Iraq is unique among Middle East oil producers because it has no national oil company. This is a legacy of Saddam Hussein’s 1987 decision to disband the Iraq National Oil Company (Inoc) and devolve its responsibilities to four newly created firms: South Oil Company (SOC), North Oil Company (NOC), Iraq Drilling Company and Iraq Oil Exploration Company. A few service companies run by the Oil Ministry were also established.
|Company||South Oil Company|
North Oil Company
Iraq Drilling Company
Iraq Oil Exploration Company
|Oil Reserves||115 billion barrels|
|Oil Production 2007||2.1 million barrels a day*|
|Gas Reserves||112 trillion cubic feet|
|Gas Production 2007||Not available|
|*includes NGLs. Source: BP Statistical Review 2008|
Prior to its dissolution, Inoc had made progress on exploration and capacity expansion. In the 1970s, the company earned a reputation for logistical and operational efficiency, ploughing on with field development work while the Baathist regime used its revenues to help fund military action.
The splitting up of the state oil company did little to revive Iraq’s oil sector in the subsequent 20 years, as starved of equipment, investment and then export markets, its reservoirs deteriorated and output fell. Today, Iraq’s 2.1 million b/d output is a shadow of the 6 million b/d it could sustainably produce under better circumstances.
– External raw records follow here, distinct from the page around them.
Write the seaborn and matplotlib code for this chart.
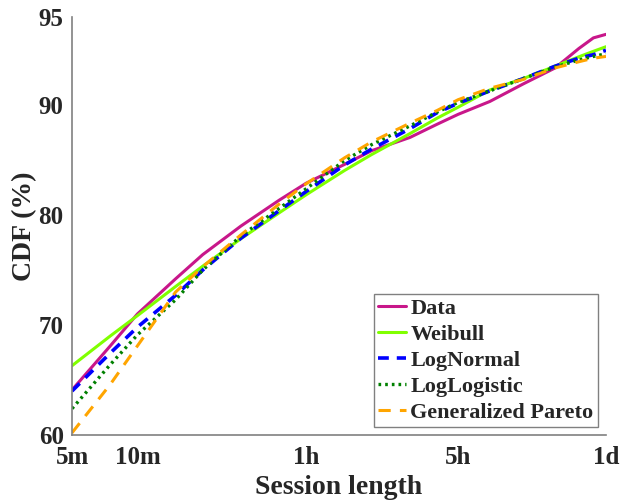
import numpy as np
import pandas as pd
import matplotlib
matplotlib.use("Agg")
import matplotlib.pyplot as plt
import seaborn as sns

# session length in seconds (5m .. 1d)
t_sec = [300, 450, 600, 900, 1200, 1800, 2700, 3600, 5400, 7200, 10800,
         14400, 18000, 25200, 36000, 50400, 64800, 75600, 86400]

data_cdf = [64.1, 68.1, 71.0, 74.2, 76.4, 79.0, 81.35, 82.9, 84.6, 85.85, 87.05,
            88.25, 89.15, 90.2, 91.2, 92.1, 93.2, 93.8, 94.0]
weibull = [66.3, 69.0, 70.85, 73.5, 75.35, 77.85, 80.2, 81.85, 84.05, 85.5, 87.4,
           88.8, 89.8, 90.85, 91.5, 92.2, 92.73, 93.04, 93.3]
lognormal = [64.0, 67.45, 69.8, 72.7, 75.0, 77.9, 80.4, 82.15, 84.55, 86.0, 87.85,
             89.3, 90.1, 90.8, 91.5, 92.2, 92.65, 92.85, 93.1]
loglogistic = [62.4, 66.4, 69.1, 72.3, 75.0, 78.1, 80.6, 82.4, 84.95, 86.4, 88.1,
               89.35, 90.15, 90.8, 91.5, 92.15, 92.55, 92.75, 92.9]
gpareto = [60.2, 64.6, 68.1, 73.0, 75.3, 78.2, 81.0, 82.85, 85.2, 86.65, 88.35,
           89.5, 90.3, 90.95, 91.45, 92.1, 92.45, 92.65, 92.75]

x_ticks = [300, 600, 3600, 18000, 86400]
x_ticklabels = ["5m", "10m", "1h", "5h", "1d"]
y_ticks = [60, 70, 80, 90, 95]

series = {
    "Data": data_cdf,
    "Weibull": weibull,
    "LogNormal": lognormal,
    "LogLogistic": loglogistic,
    "Generalized Pareto": gpareto,
}
styles = {
    "Data": dict(color="#C8178A", lw=2.2, linestyle="-"),
    "Weibull": dict(color="#80FF00", lw=2.2, linestyle="-"),
    "LogNormal": dict(color="#0000FF", lw=2.6, linestyle=(0, (3, 2.2))),
    "LogLogistic": dict(color="#008000", lw=2.4, linestyle=(0, (0.8, 1.2))),
    "Generalized Pareto": dict(color="#FFA500", lw=2.2, linestyle=(0, (4, 3))),
}

df = pd.DataFrame({"t": t_sec, **series})

sns.set_style("white")
plt.rcParams["font.family"] = ["Liberation Serif", "DejaVu Serif"]
plt.rcParams["font.weight"] = "bold"


# upper part of the y axis (90-95) is stretched in the original figure
def y_fwd(y):
    y = np.asarray(y, dtype=float)
    return np.where(y <= 90, y - 60, 30 + (y - 90) * 1.606)


def y_inv(p):
    p = np.asarray(p, dtype=float)
    return np.where(p <= 30, p + 60, 90 + (p - 30) / 1.606)


fig = plt.figure(figsize=(6.23, 5.01), dpi=100)
ax = fig.add_axes([0.1156, 0.1317, 0.8571, 0.835])

for name in series:
    sns.lineplot(data=df, x="t", y=name, ax=ax, label=name, **styles[name])

ax.set_xscale("log")
ax.set_yscale("function", functions=(y_fwd, y_inv))
ax.set_xlim(300, 86400)
ax.set_ylim(60, 95)
ax.set_xticks(x_ticks)
ax.set_xticklabels(x_ticklabels)
ax.xaxis.set_minor_locator(matplotlib.ticker.NullLocator())
ax.set_yticks(y_ticks)
ax.set_yticklabels([str(v) for v in y_ticks])
ax.yaxis.set_minor_locator(matplotlib.ticker.NullLocator())

ax.tick_params(axis="both", direction="in", length=5, width=1, color="#777777",
               labelsize=18)
ax.tick_params(axis="x", pad=8)
ax.tick_params(axis="y", pad=6)
for lab in ax.get_xticklabels() + ax.get_yticklabels():
    lab.set_fontweight("bold")

for side in ["top", "right"]:
    ax.spines[side].set_visible(False)
for side in ["left", "bottom"]:
    ax.spines[side].set_color("#808080")
    ax.spines[side].set_linewidth(1.2)

ax.set_xlabel("Session length", fontsize=20, fontweight="bold", labelpad=4)
ax.set_ylabel("CDF (%)", fontsize=20, fontweight="bold", labelpad=1)

leg = ax.legend(loc="lower right", bbox_to_anchor=(0.985, 0.019), borderaxespad=0,
                fancybox=False, framealpha=1, edgecolor="#808080",
                prop={"size": 16, "weight": "bold"}, handlelength=1.25,
                handletextpad=0.2, labelspacing=0.24, borderpad=0.2)
leg.get_frame().set_linewidth(1.0)

fig.savefig("out.png", dpi=100)
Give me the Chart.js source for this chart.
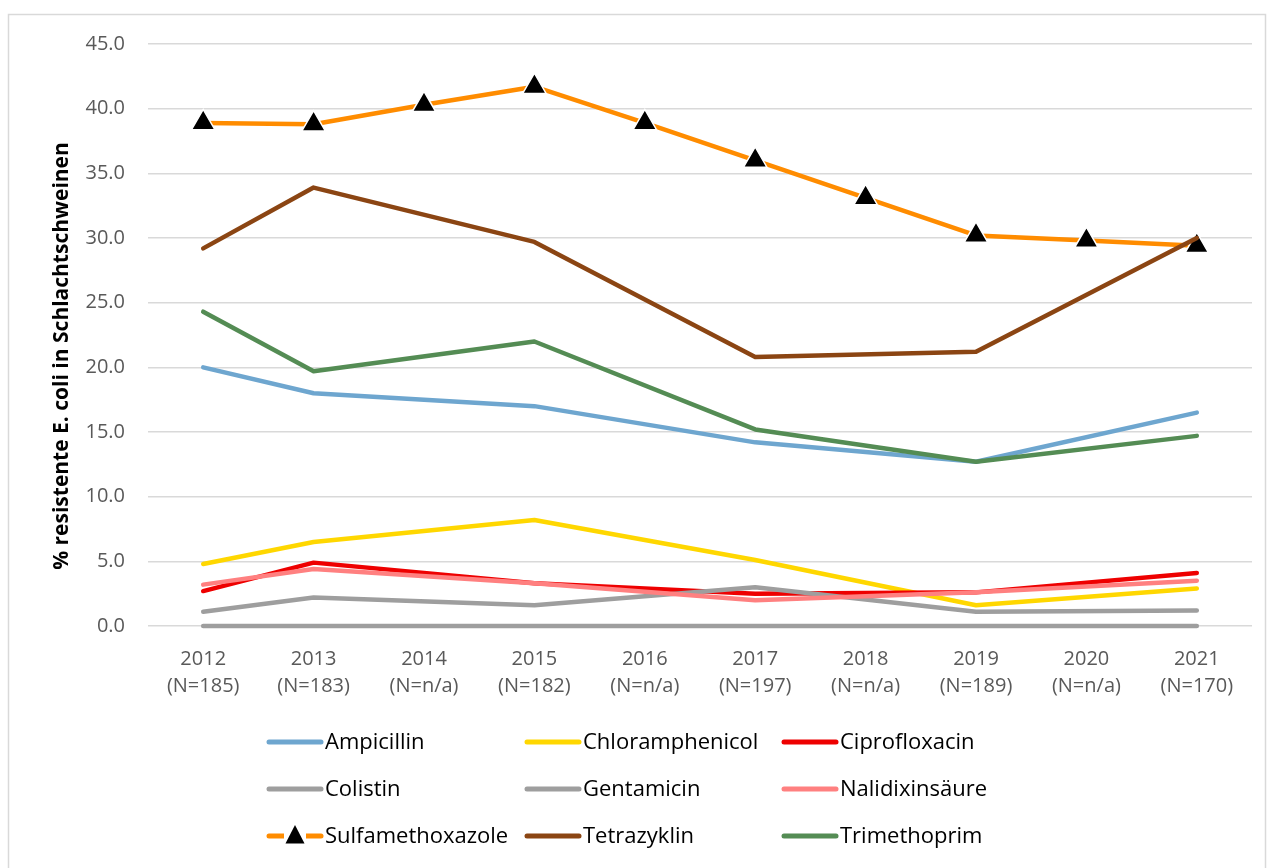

All sides broadly agree that Inoc needs to be reassembled and remodelled as a modern NOC capable of steering the overhaul of Iraq’s underperforming oil and gas sector. Some, though, still see scope for three regional NOCs, covering the southern and northern fields, and the Kurdish provinces - an entity that already exists at the Kurdistan National Oil Corporation (Knoc).
Determining Inoc’s future role will be difficult. In March 2007, the country’s Petroleum Law envisaged the re-establishment of Inoc as a rejuvenated state company to operate Iraq’s 27 producing fields, implicitly including some of the partially developed fields that are now subject to technical support agreements with the world’s five largest oil majors.
The country’s petroleum legislation is in limbo as Iraq’s political factions attempt to reach agreement over who exactly controls its hydrocarbons.
A reconstituted Inoc is likely to have significantly curtailed powers. For example, some senior Iraqi ministers want to put an end to the company’s role of oversight over national oil production. The concern is that if Inoc is granted too much power, it will become a fiefdom of vested political or militia interests and fail to adequately meet its mandate of developing the oil sector in the broader national interest.
The Petroleum Law would grant the Oil Ministry and Supreme Oil Council the freedom to take control of long-term planning and strategy, leaving Inoc broadly responsible for operational activity.
Inoc would be responsible for the management of fields in production. New or undeveloped fields would be handed over to IOCs, although the likely contract model has yet to be determined.
Recent moves by Prime Minister Nouri al-Maliki suggest the government is attempting to wrest control of SOC away from the Shia militias that have emerged as key influences on the Basra-based oil company. The government has accused officials linked to the Basra-based Shia Islamist Fadhila party of siphoning off illicit earnings from oil-smuggling rackets.
The current stalemate has allowed the regions to set up their own oil companies. In Maysan governorate, a stronghold of anti-government Shia cleric Muqtada al-Sadr, a new offshoot of SOC known as Maysan Oil Company was set up earlier this year.
Reasserting central control - an essential precursor to a strong new NOC - is not easy, say experts. “The problem is that the Oil Ministry is weak,” says Thamer Uqaili, an Iraqi oil consultant at the Centre for Global Energy Studies. “The companies are almost fully independent and don’t need to refer back to the ministry to make decisions unless they need money that is outside their budget allocations.”
The only way for the ministry to regain some authority may be to unify the disparate oil companies. “Contracting is very weak in the north and the south, and the only body that can do it is at the centre,” says Uqaili. “It is now very small and needs to be reactivated with much more authority.”
He says lenders would be comfortable arranging the required financing as to reach 3.5 million-b/d production, it would only need to rehabilitate already producing fields.
Inoc is unlikely to go down the Saudi Aramco route of seeking to retain 100 per cent control of national oil resources. The country’s lack of technical and managerial prowess, and its denuded capital base, will limit the com-pany’s room for manoeuvre. It will remain dependent on working with IOCs, which over time may yield much-prized technology transfer benefits.
If Inoc is able to take on a handful of development projects without IOCs, in conjunction with service companies, it may eventually pick up the project management and technical skills that a 21st century NOC needs to remain competitive with international firms.
But first it will need a clear and stable regulatory framework, agreed on by all political factions and devoid of the violence and instability that has scarred the country over the past five years. Creating this will be the difficult part.